Many people believed the $129 vintage sweatshirt referenced the 1970 "Kent State Massacre" that left four people dead and nine others wounded. Some people on social media assumed that the shirt belonged to someone who was near the victims in 1970, Inside Higher Ed reported.

"We take great offense to a company using our pain for their publicity and profit," Kent State University said in a prepared statement. "This item is beyond poor taste and trivializes a loss of life that still hurts Kent State community today."

As outrage spread, Urban Outfitters released its own statement regarding the product Monday morning.

"Urban Outfitters sincerely apologizes for any offense our Vintage Kent State Sweatshirt may have caused," the clothing retailer said in a statement. "It was never our intention to allude to the tragic events that took place at Kent State in 1970 and we are extremely saddened that this item was perceived as such."

They claimed that the sweatshirt "was purchased as part of our sun-faded vintage collection.

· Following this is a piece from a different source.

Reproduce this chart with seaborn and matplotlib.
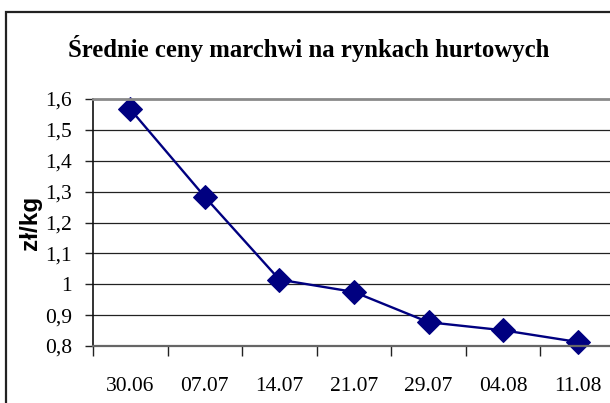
import matplotlib
matplotlib.use("Agg")
import matplotlib.pyplot as plt
import matplotlib.patches as mpatches
import numpy as np
import pandas as pd
import seaborn as sns

dates = ["30.06", "07.07", "14.07", "21.07", "29.07", "04.08", "11.08"]
prices = [1.567, 1.283, 1.015, 0.975, 0.877, 0.851, 0.813]
ytick_vals = [0.8, 0.9, 1.0, 1.1, 1.2, 1.3, 1.4, 1.5, 1.6]
ytick_labels = ["0,8", "0,9", "1", "1,1", "1,2", "1,3", "1,4", "1,5", "1,6"]

sns.set_theme(style="white")
plt.rcParams['font.family'] = ['Liberation Serif', 'DejaVu Serif']
plt.rcParams['text.color'] = 'black'
plt.rcParams['xtick.color'] = 'black'
plt.rcParams['ytick.color'] = 'black'
plt.rcParams['axes.labelcolor'] = 'black'

W, H = 610, 403
fig = plt.figure(figsize=(W / 100, H / 100), dpi=100)
ax = fig.add_axes([93 / W, 1 - 346 / H, (615 - 93) / W, (346 - 99) / H])

df = pd.DataFrame({"pos": np.arange(len(dates)), "price": prices})
sns.lineplot(data=df, x="pos", y="price", ax=ax, color="#000080", lw=1.7,
             marker="D", markersize=12.5, markeredgecolor="#000080",
             markerfacecolor="#000080", sort=False, clip_on=False)

ax.set_xlim(-0.5, len(dates) - 0.5)
ax.set_ylim(0.8, 1.6)
ax.set_yticks(ytick_vals)
ax.set_yticklabels(ytick_labels)
for v in ytick_vals[1:-1]:
    ax.axhline(v, color="#222222", lw=0.9, zorder=0)

ax.set_xticks(np.arange(len(dates) + 1) - 0.5)
ax.set_xticklabels([])
ax.set_xticks(np.arange(len(dates)), minor=True)
ax.set_xticklabels(dates, minor=True)
ax.tick_params(axis="x", which="major", length=7, width=1, color="#222222", direction="out", bottom=True)
ax.tick_params(axis="x", which="minor", length=0, pad=22, labelsize=15.5)
ax.tick_params(axis="y", length=6, width=1, color="#222222", direction="out", left=True, pad=9, labelsize=15.5)

ax.set_xlabel("")
ax.set_ylabel("zł/kg", fontfamily=["Liberation Sans", "DejaVu Sans"], fontweight="bold",
              fontsize=17.5, labelpad=2)

ax.spines["left"].set_color("#111111")
ax.spines["left"].set_linewidth(1.2)
ax.spines["bottom"].set_color("#666666")
ax.spines["bottom"].set_linewidth(1.6)
ax.spines["top"].set_color("#8a8a8a")
ax.spines["top"].set_linewidth(2)
ax.spines["right"].set_visible(False)

fig.text(309 / W, 1 - 49 / H, "Średnie ceny marchwi na rynkach hurtowych",
         ha="center", va="center", fontsize=17.8, fontweight="bold",
         fontfamily=["Liberation Serif", "DejaVu Serif"], color="black")

border = mpatches.Rectangle((6 / W, -0.1), 1.2, 1 - 12 / H + 0.1, transform=fig.transFigure,
                            fill=False, edgecolor="#222222", lw=1.6)
fig.patches.append(border)

fig.savefig("out.png", dpi=100)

There is no blood on this shirt nor has this item been altered in any way. The red stains are discoloration from the original shade of the shirt and the holes are from natural wear and fray."

Dean Kahler, 64, who was paralyzed in the 1970 shootings, spoke out against the multinational clothing corporation.

"This shows the continued lowbrow of Wall Street, and Urban Outfitters continues to perpetuate a low standard of ethics," Kahler told Fox News.

Emily Vincent, the school's director of media relations, has invited the leaders of the company as well as anyone who invested in the controversial item to tour their May 4 Visitors Center, which opened two years ago, to "gain perspective on what happened 44 years ago and apply its meaning to the future."

"[It] was a watershed moment for the country and especially the Kent State family," Kent State University officials said. "We lost four students that day while nine others were wounded and countless others were changed forever."

The shirt has since been taken off Urban Outfitter's website.